I understand having to pay (not too sure) for a new light bulb/neon thing, What concerns me, is the thousands of other people who have been mislead by packaging claims.

ChrisVJ
30th Dec 2014, 16:09
There was a thread on a forum I visit about this.

The import was that , while the shop may be liable, if you approach the manufacturer the shop gets off the hook.

It was a photographic forum and some of the packaging on photo goods these days asks you to send complaints and enquiries directly to the manufacturer but that, in itself, does not relieve the shop of liability.

vulcanised
30th Dec 2014, 16:36
IIRC there is an EU ruling that electronic (and possibly electrical) goods must have a minimum 2-year retail warranty.

dazdaz1
30th Dec 2014, 16:59
Thanks Vulcan and all other replies. The EU 'rings a bell'

cockney steve
30th Dec 2014, 20:19
Ah, but, Mr Crun, were everybody to take that attitude, the thieves and vagabonds among traders and manufacturers would multiply , unhindered by morals, ethics or Law.
Only by taking a stand, can one force the miscreants to reallise it's cheaper to deliver an honestly described product.

Many years ago, Woolworths (that was F.W.Woolworth:8 ) used to sell lightbulbs which had packaging proclaiming "BS xxxx"...which standard specified an average 1.000 hour life.
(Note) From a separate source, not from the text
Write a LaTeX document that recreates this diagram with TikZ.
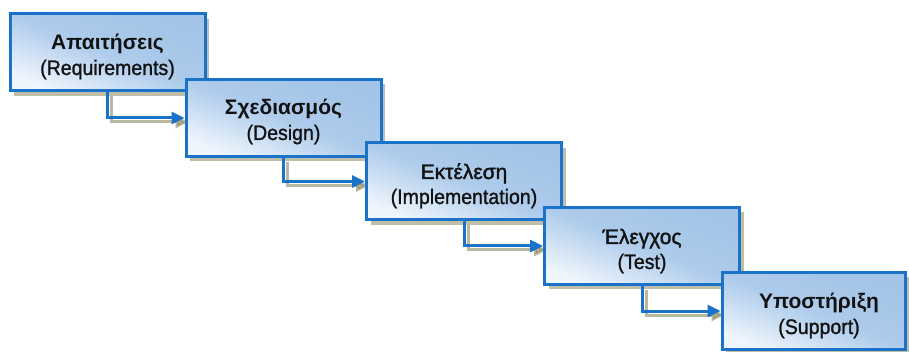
\documentclass[tikz,border=0pt]{standalone}
\usepackage{fontspec}
\setmainfont{Liberation Sans}
\newfontfamily\subfont{Liberation Sans}[FakeStretch=0.93,FakeBold=1.2]
\newfontfamily\midfont{Liberation Sans}[FakeBold=1.6]
\usetikzlibrary{arrows.meta,shadows}

\definecolor{edgeblue}{HTML}{1A73C8}
\definecolor{fillDeep}{HTML}{A3C4E8}
\definecolor{fillMid}{HTML}{ADCBEB}
\definecolor{fillPale}{HTML}{EEF5FC}
\definecolor{shadowolive}{HTML}{8A8A62}
\definecolor{inkdark}{HTML}{121212}

\pgfdeclarelayer{back}
\pgfsetlayers{back,main}

\begin{document}
\begin{tikzpicture}[x=1pt,y=-1pt,
  stagebox/.style={draw=edgeblue, line width=3pt,
    top color=fillDeep, bottom color=fillPale, middle color=fillMid,
    shading angle=-22,
    minimum width=195pt, minimum height=77pt, inner sep=0pt,
    drop shadow={shadow xshift=4pt, shadow yshift=-5pt,
      fill=shadowolive, opacity=0.55}},
  titletext/.style={anchor=base, inner sep=0pt, text=inkdark,
    font=\fontsize{21}{25}\selectfont\midfont},
  boldtitle/.style={titletext, font=\fontsize{21}{25}\selectfont\bfseries},
  subtext/.style={anchor=base, inner sep=0pt, text=inkdark,
    font=\fontsize{21}{25}\selectfont\subfont},
  flow/.style={draw=edgeblue, line width=3pt,
    -{Triangle[length=13pt,width=12pt]}},
  flowshade/.style={draw=shadowolive, opacity=0.6, line width=3pt,
    -{Triangle[length=13pt,width=12pt]}}
]
\useasboundingbox (0,0) rectangle (909,352);

% stages, each one overlapping the one before it
\node[stagebox] (b1) at (107.5,52.5) {};
\node[stagebox] (b2) at (283.5,118) {};
\node[stagebox] (b3) at (464,181.5) {};
\node[stagebox] (b4) at (642,246) {};
\node[stagebox, minimum width=183pt] (b5) at (813.5,311) {};

% labels
\node[boldtitle] (t1) at (107.5,50) {Απαιτήσεις};
\node[subtext] (s1) at (107.5,75) {(Requirements)};
\node[boldtitle] (t2) at (283.5,115) {Σχεδιασμός};
\node[subtext] (s2) at (283.5,140) {(Design)};
\node[titletext] (t3) at (464,179) {Εκτέλεση};
\node[subtext] (s3) at (464,204) {(Implementation)};
\node[titletext] (t4) at (642,244) {Έλεγχος};
\node[subtext] (s4) at (642,269) {(Test)};
\node[boldtitle] (t5) at (819,308) {Υποστήριξη};
\node[subtext] (s5) at (819,334) {(Support)};

% connectors with their shadows behind the boxes
\begin{pgfonlayer}{back}
  \foreach \a/\b in {b1/b2,b2/b3,b3/b4,b4/b5}
    \draw[flowshade] ([shift={(4,4)}]\a.south) |- ([shift={(4,4)}]\b.west);
\end{pgfonlayer}
\foreach \a/\b in {b1/b2,b2/b3,b3/b4,b4/b5}
  \draw[flow] (\a.south) |- (\b.west);
\end{tikzpicture}
\end{document}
I bought, many failed, I returned them, stated my case,obtained a refund :)
It helps me to understand the appeal of shark-fishing :}

419
30th Dec 2014, 23:23
IIRC there is an EU ruling that electronic (and possibly electrical) goods must have a minimum 2-year retail warranty.

Not quite correct.
There is an EU directive (1999/44/EC) but all this states is that retailers can be held liable for faulty goods for up to 2 years. This directive wasn't implemented in the UK as we already have the Sale of goods act which makes retailers liable for up to 6 years.

This doesn't mean that all goods must last 6 years as this time can vary depending on many factors such as type of item, price paid etc.
If you try claiming more than 6 months after purchase, the retailer has the right to ask you to prove that the fault was due to a manufacturing defect.